Wimbledon groundsman: 'It is impossible to stage Wimbledon in late summer'


by   |  VIEW 5353
Wimbledon groundsman: 'It is impossible to stage Wimbledon in late summer'

For the first time since 1945, the All England Club will not open its gates for the players and spectators this June and July, canceling Wimbledon due to a coronavirus pandemic. Novak Djokovic has been the player of the season so far with 18 wins from as many matches but the virus has taken all the headlines since the beginning of March, putting the season on hold at least until the second part of July but probably for much longer.

Roland Garros is seeking some other place in the calendar while the US Open organizers still hope to host the best players in the world at the end of August, although it seems very unlikely with the current situation in New York.

The change of date was not an option for Wimbledon, as they head groundsman Neil Stubley explained to the Telegraph. In his words, it is impossible to host Wimbledon in late summer because the courts would become slippery much earlier than in July, shortening the window for matches and making it extremely difficult to organize that many encounters between 11:30am and 5pm.
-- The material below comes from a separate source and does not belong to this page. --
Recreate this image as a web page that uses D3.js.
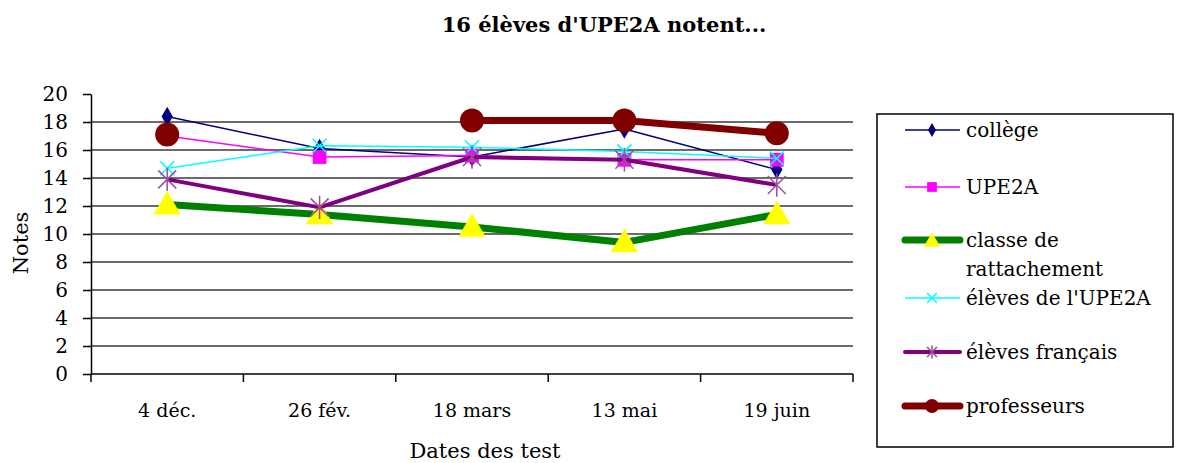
<!DOCTYPE html>
<meta charset="utf-8">
<style>
body { margin: 0; background: #fff; }
svg { font-family: "DejaVu Serif", serif; }
.grid line { stroke: #3a3a3a; stroke-width: 1.5; }
.axis path, .axis line { stroke: #000; stroke-width: 1.5; }
.axis text { font-size: 19px; fill: #000; font-family: "DejaVu Serif", serif; }
</style>
<svg width="1179" height="463"></svg>
<script src="https://d3js.org/d3.v7.min.js"></script>
<script>

var dates = ["4 déc.", "26 fév.", "18 mars", "13 mai", "19 juin"];
var yTicks = [0, 2, 4, 6, 8, 10, 12, 14, 16, 18, 20];

var college = [18.4, 16.1, 15.5, 17.5, 14.6];
var upe2a = [17.0, 15.5, 15.6, 15.3, 15.3];
var rattachement = [12.1, 11.4, 10.5, 9.4, 11.4];
var elevesUpe2a = [14.7, 16.3, 16.2, 15.9, 15.4];
var elevesFrancais = [13.9, 11.9, 15.5, 15.3, 13.5];
var professeurs = [17.1, null, 18.1, 18.1, 17.2];

var series = [
  {name: ["collège"], values: college, color: "#000080", width: 1.5, marker: "diamond", mcolor: "#000080", msize: 110},
  {name: ["UPE2A"], values: upe2a, color: "#ff00ff", width: 1.5, marker: "square", mcolor: "#ff00ff", msize: 190},
  {name: ["classe de", "rattachement"], values: rattachement, color: "#008000", width: 7, marker: "triangle", mcolor: "#ffff00", msize: 320},
  {name: ["élèves de l'UPE2A"], values: elevesUpe2a, color: "#00ffff", width: 1.5, marker: "x", mcolor: "#00ffff", msize: 7},
  {name: ["élèves français"], values: elevesFrancais, color: "#800080", width: 4, marker: "star", mcolor: "#9b4f9b", msize: 9},
  {name: ["professeurs"], values: professeurs, color: "#800000", width: 7, marker: "circle", mcolor: "#800000", msize: 12}
];

var svg = d3.select("svg"),
    plotLeft = 91, plotRight = 853, plotTop = 94, plotBottom = 374;

var x = d3.scaleBand().domain(dates).range([plotLeft, plotRight]);
var y = d3.scaleLinear().domain([0, 20]).range([plotBottom, plotTop]);

// title
svg.append("text")
    .attr("x", 604).attr("y", 32)
    .attr("text-anchor", "middle")
    .style("font-size", "21px").style("font-weight", "bold")
    .text("16 élèves d'UPE2A notent...");

// grid
svg.append("g").attr("class", "grid")
  .selectAll("line")
  .data(yTicks.filter(function(d) { return d > 0 && d < 20; }))
  .enter().append("line")
    .attr("x1", plotLeft).attr("x2", plotRight)
    .attr("y1", function(d) { return y(d); })
    .attr("y2", function(d) { return y(d); });

// axes
var yAxis = svg.append("g").attr("class", "axis")
    .attr("transform", "translate(" + plotLeft + ",0)")
    .call(d3.axisLeft(y).tickValues(yTicks).tickSize(8).tickPadding(15).tickSizeOuter(0))
    .attr("font-family", null);
yAxis.selectAll("text").style("font-size", "20px");

var xAxis = svg.append("g").attr("class", "axis")
    .attr("transform", "translate(0," + plotBottom + ")")
    .call(d3.axisBottom(x).tickSize(0).tickPadding(30))
    .attr("font-family", null);
xAxis.select(".domain").attr("d", "M" + plotLeft + ",0H" + plotRight);
xAxis.selectAll(".bnd")
  .data(d3.range(dates.length + 1))
  .enter().append("line")
    .attr("stroke", "#000").attr("stroke-width", 1.5)
    .attr("x1", function(i) { return plotLeft + i * x.step(); })
    .attr("x2", function(i) { return plotLeft + i * x.step(); })
    .attr("y1", 0).attr("y2", 8);

svg.append("text")
    .attr("transform", "translate(28,243) rotate(-90)")
    .attr("text-anchor", "middle")
    .style("font-size", "21px")
    .text("Notes");

svg.append("text")
    .attr("x", 485).attr("y", 458)
    .attr("text-anchor", "middle")
    .style("font-size", "21px")
    .text("Dates des test");

function cx(i) { return x(dates[i]) + x.bandwidth() / 2; }

var line = d3.line()
    .defined(function(d) { return d != null; })
    .x(function(d, i) { return cx(i); })
    .y(function(d) { return y(d); });

function drawMarker(g, s, px, py) {
  if (s.marker === "diamond") {
    g.append("path").attr("d", d3.symbol(d3.symbolDiamond, s.msize)())
      .attr("transform", "translate(" + px + "," + py + ")").attr("fill", s.mcolor);
  } else if (s.marker === "square") {
    g.append("path").attr("d", d3.symbol(d3.symbolSquare, s.msize)())
      .attr("transform", "translate(" + px + "," + py + ")").attr("fill", s.mcolor);
  } else if (s.marker === "triangle") {
    g.append("path").attr("d", d3.symbol(d3.symbolTriangle, s.msize)())
      .attr("transform", "translate(" + px + "," + (py + 2) + ")").attr("fill", s.mcolor);
  } else if (s.marker === "circle") {
    g.append("circle").attr("cx", px).attr("cy", py).attr("r", s.msize).attr("fill", s.mcolor);
  } else if (s.marker === "x") {
    var r = s.msize;
    g.append("path")
      .attr("d", "M" + (px - r) + "," + (py - r) + "L" + (px + r) + "," + (py + r) +
                 "M" + (px - r) + "," + (py + r) + "L" + (px + r) + "," + (py - r))
      .attr("stroke", s.mcolor).attr("stroke-width", 1.5);
  } else if (s.marker === "star") {
    var r = s.msize;
    g.append("path")
      .attr("d", "M" + (px - r) + "," + (py - r) + "L" + (px + r) + "," + (py + r) +
                 "M" + (px - r) + "," + (py + r) + "L" + (px + r) + "," + (py - r) +
                 "M" + px + "," + (py - r * 1.3) + "L" + px + "," + (py + r * 1.3))
      .attr("stroke", s.mcolor).attr("stroke-width", 1.5);
  }
}

series.forEach(function(s) {
  var g = svg.append("g");
  g.append("path")
    .datum(s.values)
    .attr("d", line)
    .attr("fill", "none")
    .attr("stroke", s.color)
    .attr("stroke-width", s.width)
    .attr("stroke-linejoin", "round");
  s.values.forEach(function(v, i) {
    if (v != null) drawMarker(g, s, cx(i), y(v));
  });
});

// legend
var legend = svg.append("g");
legend.append("rect")
    .attr("x", 877).attr("y", 114).attr("width", 296).attr("height", 333)
    .attr("fill", "none").attr("stroke", "#000").attr("stroke-width", 1.5);

var legendY = [130, 187, 240, 298, 352, 406];
series.forEach(function(s, i) {
  var ly = legendY[i], g = legend.append("g");
  g.append("line").attr("x1", 905).attr("x2", 960).attr("y1", ly).attr("y2", ly)
    .attr("stroke", s.color).attr("stroke-width", s.width).attr("stroke-linecap", s.width > 2 ? "round" : "butt");
  var ms = Object.assign({}, s);
  if (s.marker === "circle") ms.msize = 7;
  else if (s.marker === "triangle") ms.msize = 120;
  else if (s.marker === "x" || s.marker === "star") ms.msize = 5;
  else ms.msize = s.msize * 0.5;
  drawMarker(g, ms, 932, ly);
  var t = g.append("text").attr("x", 966).attr("y", ly + 7).style("font-size", "20px");
  s.name.forEach(function(n, j) {
    t.append("tspan").attr("x", 966).attr("dy", j ? 29 : 0).text(n);
  });
});
</script>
The All England Club is already preparing for the 2021 edition and another festival of tennis in the cathedral of our sport that saw one of the best Major finals ever between Novak Djokovic and Roger Federer a year ago. "One of the beauties about my job is that I get to showcase my work to the world every year," Neil Stubley told the Telegraph.

"When the eyes of the world are looking to how Centre Court is for that first day of The Championships, it's always a nervous moment. It will be a funny feeling, through June and July, not to have that adrenalin rush.

In late summer, the sun gets lower in the sky. The dew point on the grass arrives earlier and the courts get slippery. The window for play becomes shorter at both ends. As much as it would be lovely to be able to play in late summer and autumn, it's not possible.

We have indeed staged Davis Cup matches in September. But the play would start at 11.30am or noon and finish by 5pm. Whereas, at The Championships, you're going from 11am until 9pm every day. To get through 670 matches over 13 days is a challenge in the height of summer, let alone at other times of the year."